What you have to do
With the pictures left out, copy the listing below exactly.
— Begin —
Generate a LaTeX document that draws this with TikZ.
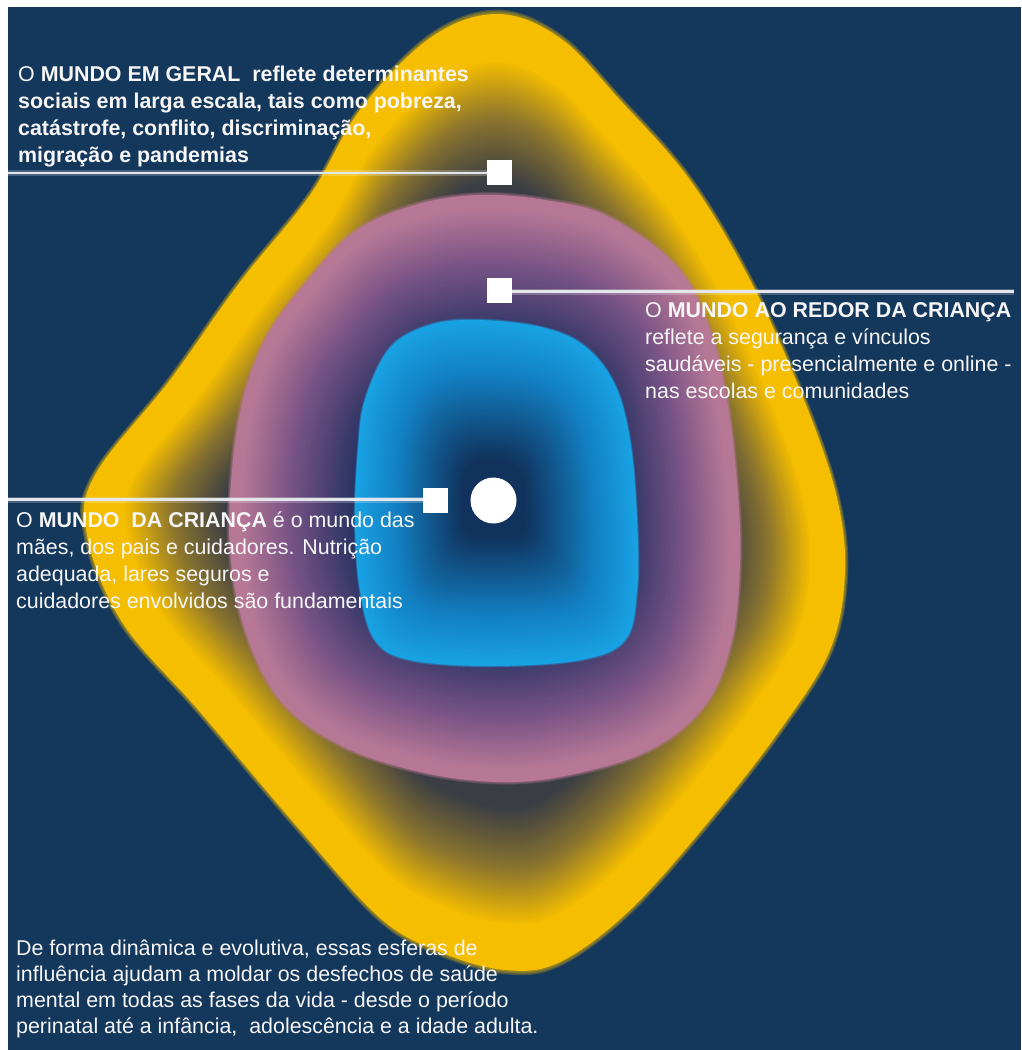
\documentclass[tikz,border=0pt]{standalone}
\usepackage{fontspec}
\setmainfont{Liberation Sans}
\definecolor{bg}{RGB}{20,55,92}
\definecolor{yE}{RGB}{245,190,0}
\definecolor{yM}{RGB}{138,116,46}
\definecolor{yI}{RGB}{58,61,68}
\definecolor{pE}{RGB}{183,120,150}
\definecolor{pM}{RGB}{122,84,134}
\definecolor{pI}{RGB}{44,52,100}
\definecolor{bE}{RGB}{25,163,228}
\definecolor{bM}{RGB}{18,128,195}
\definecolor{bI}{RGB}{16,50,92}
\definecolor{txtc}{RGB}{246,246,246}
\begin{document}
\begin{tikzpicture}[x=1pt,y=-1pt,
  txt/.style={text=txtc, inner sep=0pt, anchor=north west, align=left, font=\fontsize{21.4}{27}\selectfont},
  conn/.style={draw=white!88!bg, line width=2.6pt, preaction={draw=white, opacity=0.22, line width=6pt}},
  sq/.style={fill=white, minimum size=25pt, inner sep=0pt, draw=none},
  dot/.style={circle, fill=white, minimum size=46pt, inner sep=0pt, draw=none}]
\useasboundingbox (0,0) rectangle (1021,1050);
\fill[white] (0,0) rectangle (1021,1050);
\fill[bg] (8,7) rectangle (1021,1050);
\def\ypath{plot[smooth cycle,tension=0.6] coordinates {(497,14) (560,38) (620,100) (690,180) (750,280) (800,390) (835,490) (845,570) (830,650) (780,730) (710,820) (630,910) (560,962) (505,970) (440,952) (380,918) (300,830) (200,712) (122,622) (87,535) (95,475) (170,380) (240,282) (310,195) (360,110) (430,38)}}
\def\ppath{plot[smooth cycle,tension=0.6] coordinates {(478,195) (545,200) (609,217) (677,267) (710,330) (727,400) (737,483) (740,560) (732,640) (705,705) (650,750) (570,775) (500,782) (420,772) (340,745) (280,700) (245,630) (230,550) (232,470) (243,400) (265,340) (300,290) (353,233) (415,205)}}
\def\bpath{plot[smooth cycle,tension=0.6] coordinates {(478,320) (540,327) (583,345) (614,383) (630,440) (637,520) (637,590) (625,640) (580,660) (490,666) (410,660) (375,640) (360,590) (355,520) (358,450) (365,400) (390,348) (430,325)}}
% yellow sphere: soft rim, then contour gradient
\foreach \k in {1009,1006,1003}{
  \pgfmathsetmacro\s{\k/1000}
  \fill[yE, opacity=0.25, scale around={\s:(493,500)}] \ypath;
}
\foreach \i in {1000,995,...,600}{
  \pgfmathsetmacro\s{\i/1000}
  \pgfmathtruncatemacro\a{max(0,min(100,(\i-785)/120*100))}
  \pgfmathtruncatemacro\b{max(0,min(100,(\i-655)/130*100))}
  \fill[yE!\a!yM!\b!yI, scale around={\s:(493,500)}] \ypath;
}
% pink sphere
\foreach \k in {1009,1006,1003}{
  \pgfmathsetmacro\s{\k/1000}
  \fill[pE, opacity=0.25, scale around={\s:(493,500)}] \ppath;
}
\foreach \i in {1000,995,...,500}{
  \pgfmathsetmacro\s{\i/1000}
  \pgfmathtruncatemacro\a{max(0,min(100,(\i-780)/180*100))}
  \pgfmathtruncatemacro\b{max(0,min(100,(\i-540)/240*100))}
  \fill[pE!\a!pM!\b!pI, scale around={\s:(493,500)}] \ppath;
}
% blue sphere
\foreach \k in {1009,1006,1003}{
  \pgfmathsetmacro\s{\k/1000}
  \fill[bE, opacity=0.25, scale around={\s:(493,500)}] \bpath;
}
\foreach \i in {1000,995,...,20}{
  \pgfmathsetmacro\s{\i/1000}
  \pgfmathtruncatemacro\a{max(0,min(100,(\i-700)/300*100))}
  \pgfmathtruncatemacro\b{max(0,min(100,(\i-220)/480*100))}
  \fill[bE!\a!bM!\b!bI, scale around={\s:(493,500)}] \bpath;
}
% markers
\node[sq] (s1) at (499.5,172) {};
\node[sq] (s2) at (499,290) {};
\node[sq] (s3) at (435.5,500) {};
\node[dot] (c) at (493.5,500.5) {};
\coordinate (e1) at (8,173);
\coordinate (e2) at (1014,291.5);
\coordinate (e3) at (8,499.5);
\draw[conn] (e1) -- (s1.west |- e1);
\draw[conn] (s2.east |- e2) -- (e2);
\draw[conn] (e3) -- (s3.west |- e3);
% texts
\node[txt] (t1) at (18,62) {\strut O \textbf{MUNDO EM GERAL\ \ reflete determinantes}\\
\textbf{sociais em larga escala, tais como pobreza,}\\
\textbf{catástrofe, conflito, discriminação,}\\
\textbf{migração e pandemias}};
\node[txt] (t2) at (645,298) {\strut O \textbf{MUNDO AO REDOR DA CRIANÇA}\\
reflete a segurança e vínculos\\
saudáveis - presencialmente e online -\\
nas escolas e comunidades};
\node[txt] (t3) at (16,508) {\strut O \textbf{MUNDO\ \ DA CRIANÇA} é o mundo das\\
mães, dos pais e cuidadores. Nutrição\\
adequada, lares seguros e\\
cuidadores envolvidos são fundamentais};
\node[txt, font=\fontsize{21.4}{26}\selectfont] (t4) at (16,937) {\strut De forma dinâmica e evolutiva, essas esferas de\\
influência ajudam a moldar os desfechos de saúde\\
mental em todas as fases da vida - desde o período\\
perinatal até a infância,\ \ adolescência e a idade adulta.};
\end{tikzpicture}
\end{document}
— End —
Exercise result
Generate a LaTeX document that draws this with TikZ.
\documentclass[tikz,border=0pt]{standalone}
\usepackage{fontspec}
\setmainfont{Liberation Sans}
\definecolor{bg}{RGB}{20,55,92}
\definecolor{yE}{RGB}{245,190,0}
\definecolor{yM}{RGB}{138,116,46}
\definecolor{yI}{RGB}{58,61,68}
\definecolor{pE}{RGB}{183,120,150}
\definecolor{pM}{RGB}{122,84,134}
\definecolor{pI}{RGB}{44,52,100}
\definecolor{bE}{RGB}{25,163,228}
\definecolor{bM}{RGB}{18,128,195}
\definecolor{bI}{RGB}{16,50,92}
\definecolor{txtc}{RGB}{246,246,246}
\begin{document}
\begin{tikzpicture}[x=1pt,y=-1pt,
  txt/.style={text=txtc, inner sep=0pt, anchor=north west, align=left, font=\fontsize{21.4}{27}\selectfont},
  conn/.style={draw=white!88!bg, line width=2.6pt, preaction={draw=white, opacity=0.22, line width=6pt}},
  sq/.style={fill=white, minimum size=25pt, inner sep=0pt, draw=none},
  dot/.style={circle, fill=white, minimum size=46pt, inner sep=0pt, draw=none}]
\useasboundingbox (0,0) rectangle (1021,1050);
\fill[white] (0,0) rectangle (1021,1050);
\fill[bg] (8,7) rectangle (1021,1050);
\def\ypath{plot[smooth cycle,tension=0.6] coordinates {(497,14) (560,38) (620,100) (690,180) (750,280) (800,390) (835,490) (845,570) (830,650) (780,730) (710,820) (630,910) (560,962) (505,970) (440,952) (380,918) (300,830) (200,712) (122,622) (87,535) (95,475) (170,380) (240,282) (310,195) (360,110) (430,38)}}
\def\ppath{plot[smooth cycle,tension=0.6] coordinates {(478,195) (545,200) (609,217) (677,267) (710,330) (727,400) (737,483) (740,560) (732,640) (705,705) (650,750) (570,775) (500,782) (420,772) (340,745) (280,700) (245,630) (230,550) (232,470) (243,400) (265,340) (300,290) (353,233) (415,205)}}
\def\bpath{plot[smooth cycle,tension=0.6] coordinates {(478,320) (540,327) (583,345) (614,383) (630,440) (637,520) (637,590) (625,640) (580,660) (490,666) (410,660) (375,640) (360,590) (355,520) (358,450) (365,400) (390,348) (430,325)}}
% yellow sphere: soft rim, then contour gradient
\foreach \k in {1009,1006,1003}{
  \pgfmathsetmacro\s{\k/1000}
  \fill[yE, opacity=0.25, scale around={\s:(493,500)}] \ypath;
}
\foreach \i in {1000,995,...,600}{
  \pgfmathsetmacro\s{\i/1000}
  \pgfmathtruncatemacro\a{max(0,min(100,(\i-785)/120*100))}
  \pgfmathtruncatemacro\b{max(0,min(100,(\i-655)/130*100))}
  \fill[yE!\a!yM!\b!yI, scale around={\s:(493,500)}] \ypath;
}
% pink sphere
\foreach \k in {1009,1006,1003}{
  \pgfmathsetmacro\s{\k/1000}
  \fill[pE, opacity=0.25, scale around={\s:(493,500)}] \ppath;
}
\foreach \i in {1000,995,...,500}{
  \pgfmathsetmacro\s{\i/1000}
  \pgfmathtruncatemacro\a{max(0,min(100,(\i-780)/180*100))}
  \pgfmathtruncatemacro\b{max(0,min(100,(\i-540)/240*100))}
  \fill[pE!\a!pM!\b!pI, scale around={\s:(493,500)}] \ppath;
}
% blue sphere
\foreach \k in {1009,1006,1003}{
  \pgfmathsetmacro\s{\k/1000}
  \fill[bE, opacity=0.25, scale around={\s:(493,500)}] \bpath;
}
\foreach \i in {1000,995,...,20}{
  \pgfmathsetmacro\s{\i/1000}
  \pgfmathtruncatemacro\a{max(0,min(100,(\i-700)/300*100))}
  \pgfmathtruncatemacro\b{max(0,min(100,(\i-220)/480*100))}
  \fill[bE!\a!bM!\b!bI, scale around={\s:(493,500)}] \bpath;
}
% markers
\node[sq] (s1) at (499.5,172) {};
\node[sq] (s2) at (499,290) {};
\node[sq] (s3) at (435.5,500) {};
\node[dot] (c) at (493.5,500.5) {};
\coordinate (e1) at (8,173);
\coordinate (e2) at (1014,291.5);
\coordinate (e3) at (8,499.5);
\draw[conn] (e1) -- (s1.west |- e1);
\draw[conn] (s2.east |- e2) -- (e2);
\draw[conn] (e3) -- (s3.west |- e3);
% texts
\node[txt] (t1) at (18,62) {\strut O \textbf{MUNDO EM GERAL\ \ reflete determinantes}\\
\textbf{sociais em larga escala, tais como pobreza,}\\
\textbf{catástrofe, conflito, discriminação,}\\
\textbf{migração e pandemias}};
\node[txt] (t2) at (645,298) {\strut O \textbf{MUNDO AO REDOR DA CRIANÇA}\\
reflete a segurança e vínculos\\
saudáveis - presencialmente e online -\\
nas escolas e comunidades};
\node[txt] (t3) at (16,508) {\strut O \textbf{MUNDO\ \ DA CRIANÇA} é o mundo das\\
mães, dos pais e cuidadores. Nutrição\\
adequada, lares seguros e\\
cuidadores envolvidos são fundamentais};
\node[txt, font=\fontsize{21.4}{26}\selectfont] (t4) at (16,937) {\strut De forma dinâmica e evolutiva, essas esferas de\\
influência ajudam a moldar os desfechos de saúde\\
mental em todas as fases da vida - desde o período\\
perinatal até a infância,\ \ adolescência e a idade adulta.};
\end{tikzpicture}
\end{document}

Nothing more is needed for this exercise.